Restate the whole of the material. Keep every word, and drop the pictures.
## BEGIN
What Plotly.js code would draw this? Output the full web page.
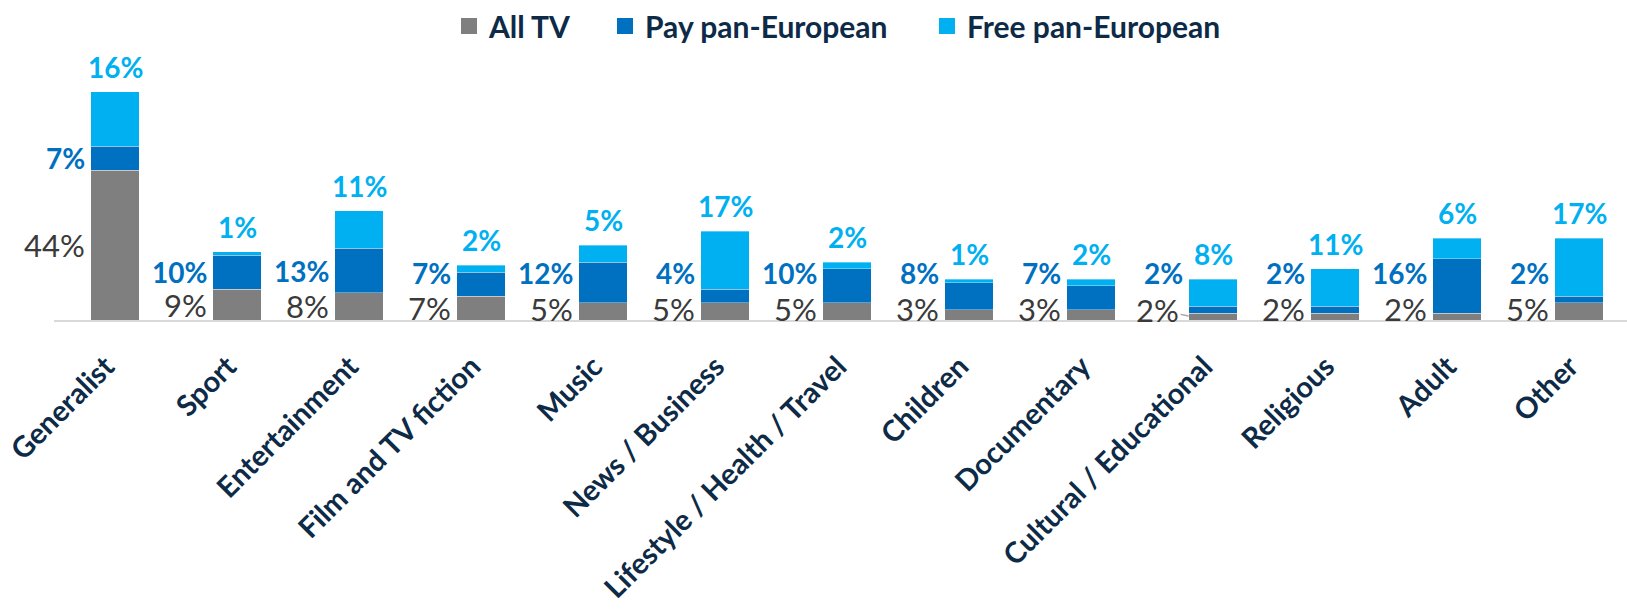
<!DOCTYPE html>
<html>
<head>
<meta charset="utf-8">
<script src="https://cdn.plot.ly/plotly-3.0.1.min.js"></script>
<style>
  html, body { margin: 0; padding: 0; background: #ffffff; }
  #chart { width: 1627px; height: 616px; }
</style>
</head>
<body>
<div id="chart"></div>
<script>
// ---- Data ----
const categories = [
  "Generalist", "Sport", "Entertainment", "Film and TV fiction", "Music",
  "News / Business", "Lifestyle / Health / Travel", "Children", "Documentary",
  "Cultural / Educational", "Religious", "Adult", "Other"
];
const allTV   = [44, 9, 8, 7, 5, 5, 5, 3, 3, 2, 2, 2, 5];
const payPan  = [7, 10, 13, 7, 12, 4, 10, 8, 7, 2, 2, 16, 2];
const freePan = [16, 1, 11, 2, 5, 17, 2, 1, 2, 8, 11, 6, 17];
const seriesNames = ["All TV", "Pay pan-European", "Free pan-European"];

// ---- Styles ----
const colAll = "#7f7f7f", colPay = "#0070c0", colFree = "#00b0f0";
const navy = "#0d2a47";
const FONT = "Lato, 'Open Sans', sans-serif";
const BARW = 0.4;

const xs = categories.map((c, i) => i);

function barTrace(vals, name, color) {
  return {
    type: "bar", x: xs, y: vals, name: name, width: BARW,
    marker: { color: color, line: { width: 1, color: "rgba(255,255,255,0.35)" } },
    showlegend: false, hoverinfo: "skip"
  };
}
function legendTrace(name, color, lg) {
  return {
    type: "scatter", mode: "markers", x: [null], y: [null], name: name,
    marker: { symbol: "square", size: 16, color: color },
    legend: lg, showlegend: true, hoverinfo: "skip"
  };
}

const traces = [
  barTrace(allTV, seriesNames[0], colAll),
  barTrace(payPan, seriesNames[1], colPay),
  barTrace(freePan, seriesNames[2], colFree),
  legendTrace(seriesNames[0], colAll, "legend"),
  legendTrace(seriesNames[1], colPay, "legend2"),
  legendTrace(seriesNames[2], colFree, "legend3")
];

// ---- Data labels ----
const annotations = [];
categories.forEach((c, i) => {
  const g = allTV[i], p = payPan[i], f = freePan[i];
  // Free: above the stack
  annotations.push({
    x: i, y: g + p + f, xref: "x", yref: "y", text: f + "%", showarrow: false,
    xanchor: "center", yanchor: "bottom", yshift: 6,
    font: { family: FONT, size: 28, color: colFree, weight: 700 }
  });
  // Pay: left of the bar
  annotations.push({
    x: i - BARW / 2, y: Math.max(g + p / 2, 13.9), xref: "x", yref: "y",
    text: p + "%", showarrow: false, xanchor: "right", yanchor: "middle", xshift: -4,
    font: { family: FONT, size: 28, color: colPay, weight: 700 }
  });
  // All TV: left of the bar, near base
  const gy = Math.max(g / 2, 3.2);
  const lead = (c === "Cultural / Educational");
  if (lead) {
    annotations.push({
      x: i - BARW / 2, y: g * 0.6, xref: "x", yref: "y", text: g + "%",
      showarrow: true, arrowhead: 0, arrowwidth: 1.5, arrowcolor: "#a6a6a6",
      ax: -31, ay: -6, standoff: 0,
      font: { family: FONT, size: 31, color: "#3a3a3a", weight: 400 }
    });
  } else {
    annotations.push({
      x: i - BARW / 2, y: gy, xref: "x", yref: "y", text: g + "%", showarrow: false,
      xanchor: "right", yanchor: "middle", xshift: -4,
      font: { family: FONT, size: 31, color: "#3a3a3a", weight: 400 }
    });
  }
});

const legendBase = {
  orientation: "h", xref: "container", yref: "container",
  xanchor: "left", yanchor: "middle", y: 1 - 26 / 616,
  bgcolor: "rgba(0,0,0,0)", borderwidth: 0,
  font: { family: FONT, size: 30, color: navy, weight: 700 },
  itemwidth: 30
};

const layout = {
  width: 1627, height: 616,
  margin: { l: 54, r: 0, t: 50, b: 296 },
  paper_bgcolor: "#ffffff", plot_bgcolor: "#ffffff",
  barmode: "stack",
  xaxis: {
    type: "linear", range: [-0.5, -0.5 + 1573 / 122],
    tickmode: "array", tickvals: xs, ticktext: categories,
    tickangle: -45, ticks: "", showgrid: false, zeroline: false,
    showline: true, linecolor: "#d9d9d9", linewidth: 2,
    ticklabelstandoff: 16, ticklabelshift: -9,
    tickfont: { family: FONT, size: 29, color: navy, weight: 700 },
    fixedrange: true
  },
  yaxis: {
    range: [0, 270 / 3.433], visible: false, showgrid: false, zeroline: false,
    fixedrange: true
  },
  legend: Object.assign({}, legendBase, { x: (461 - 12) / 1627 }),
  legend2: Object.assign({}, legendBase, { x: (617 - 12) / 1627 }),
  legend3: Object.assign({}, legendBase, { x: (939 - 12) / 1627 }),
  annotations: annotations,
  showlegend: true
};

Plotly.newPlot("chart", traces, layout, { displayModeBar: false, staticPlot: true });
</script>
</body>
</html>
## END
Full response —
What Plotly.js code would draw this? Output the full web page.
<!DOCTYPE html>
<html>
<head>
<meta charset="utf-8">
<script src="https://cdn.plot.ly/plotly-3.0.1.min.js"></script>
<style>
  html, body { margin: 0; padding: 0; background: #ffffff; }
  #chart { width: 1627px; height: 616px; }
</style>
</head>
<body>
<div id="chart"></div>
<script>
// ---- Data ----
const categories = [
  "Generalist", "Sport", "Entertainment", "Film and TV fiction", "Music",
  "News / Business", "Lifestyle / Health / Travel", "Children", "Documentary",
  "Cultural / Educational", "Religious", "Adult", "Other"
];
const allTV   = [44, 9, 8, 7, 5, 5, 5, 3, 3, 2, 2, 2, 5];
const payPan  = [7, 10, 13, 7, 12, 4, 10, 8, 7, 2, 2, 16, 2];
const freePan = [16, 1, 11, 2, 5, 17, 2, 1, 2, 8, 11, 6, 17];
const seriesNames = ["All TV", "Pay pan-European", "Free pan-European"];

// ---- Styles ----
const colAll = "#7f7f7f", colPay = "#0070c0", colFree = "#00b0f0";
const navy = "#0d2a47";
const FONT = "Lato, 'Open Sans', sans-serif";
const BARW = 0.4;

const xs = categories.map((c, i) => i);

function barTrace(vals, name, color) {
  return {
    type: "bar", x: xs, y: vals, name: name, width: BARW,
    marker: { color: color, line: { width: 1, color: "rgba(255,255,255,0.35)" } },
    showlegend: false, hoverinfo: "skip"
  };
}
function legendTrace(name, color, lg) {
  return {
    type: "scatter", mode: "markers", x: [null], y: [null], name: name,
    marker: { symbol: "square", size: 16, color: color },
    legend: lg, showlegend: true, hoverinfo: "skip"
  };
}

const traces = [
  barTrace(allTV, seriesNames[0], colAll),
  barTrace(payPan, seriesNames[1], colPay),
  barTrace(freePan, seriesNames[2], colFree),
  legendTrace(seriesNames[0], colAll, "legend"),
  legendTrace(seriesNames[1], colPay, "legend2"),
  legendTrace(seriesNames[2], colFree, "legend3")
];

// ---- Data labels ----
const annotations = [];
categories.forEach((c, i) => {
  const g = allTV[i], p = payPan[i], f = freePan[i];
  // Free: above the stack
  annotations.push({
    x: i, y: g + p + f, xref: "x", yref: "y", text: f + "%", showarrow: false,
    xanchor: "center", yanchor: "bottom", yshift: 6,
    font: { family: FONT, size: 28, color: colFree, weight: 700 }
  });
  // Pay: left of the bar
  annotations.push({
    x: i - BARW / 2, y: Math.max(g + p / 2, 13.9), xref: "x", yref: "y",
    text: p + "%", showarrow: false, xanchor: "right", yanchor: "middle", xshift: -4,
    font: { family: FONT, size: 28, color: colPay, weight: 700 }
  });
  // All TV: left of the bar, near base
  const gy = Math.max(g / 2, 3.2);
  const lead = (c === "Cultural / Educational");
  if (lead) {
    annotations.push({
      x: i - BARW / 2, y: g * 0.6, xref: "x", yref: "y", text: g + "%",
      showarrow: true, arrowhead: 0, arrowwidth: 1.5, arrowcolor: "#a6a6a6",
      ax: -31, ay: -6, standoff: 0,
      font: { family: FONT, size: 31, color: "#3a3a3a", weight: 400 }
    });
  } else {
    annotations.push({
      x: i - BARW / 2, y: gy, xref: "x", yref: "y", text: g + "%", showarrow: false,
      xanchor: "right", yanchor: "middle", xshift: -4,
      font: { family: FONT, size: 31, color: "#3a3a3a", weight: 400 }
    });
  }
});

const legendBase = {
  orientation: "h", xref: "container", yref: "container",
  xanchor: "left", yanchor: "middle", y: 1 - 26 / 616,
  bgcolor: "rgba(0,0,0,0)", borderwidth: 0,
  font: { family: FONT, size: 30, color: navy, weight: 700 },
  itemwidth: 30
};

const layout = {
  width: 1627, height: 616,
  margin: { l: 54, r: 0, t: 50, b: 296 },
  paper_bgcolor: "#ffffff", plot_bgcolor: "#ffffff",
  barmode: "stack",
  xaxis: {
    type: "linear", range: [-0.5, -0.5 + 1573 / 122],
    tickmode: "array", tickvals: xs, ticktext: categories,
    tickangle: -45, ticks: "", showgrid: false, zeroline: false,
    showline: true, linecolor: "#d9d9d9", linewidth: 2,
    ticklabelstandoff: 16, ticklabelshift: -9,
    tickfont: { family: FONT, size: 29, color: navy, weight: 700 },
    fixedrange: true
  },
  yaxis: {
    range: [0, 270 / 3.433], visible: false, showgrid: false, zeroline: false,
    fixedrange: true
  },
  legend: Object.assign({}, legendBase, { x: (461 - 12) / 1627 }),
  legend2: Object.assign({}, legendBase, { x: (617 - 12) / 1627 }),
  legend3: Object.assign({}, legendBase, { x: (939 - 12) / 1627 }),
  annotations: annotations,
  showlegend: true
};

Plotly.newPlot("chart", traces, layout, { displayModeBar: false, staticPlot: true });
</script>
</body>
</html>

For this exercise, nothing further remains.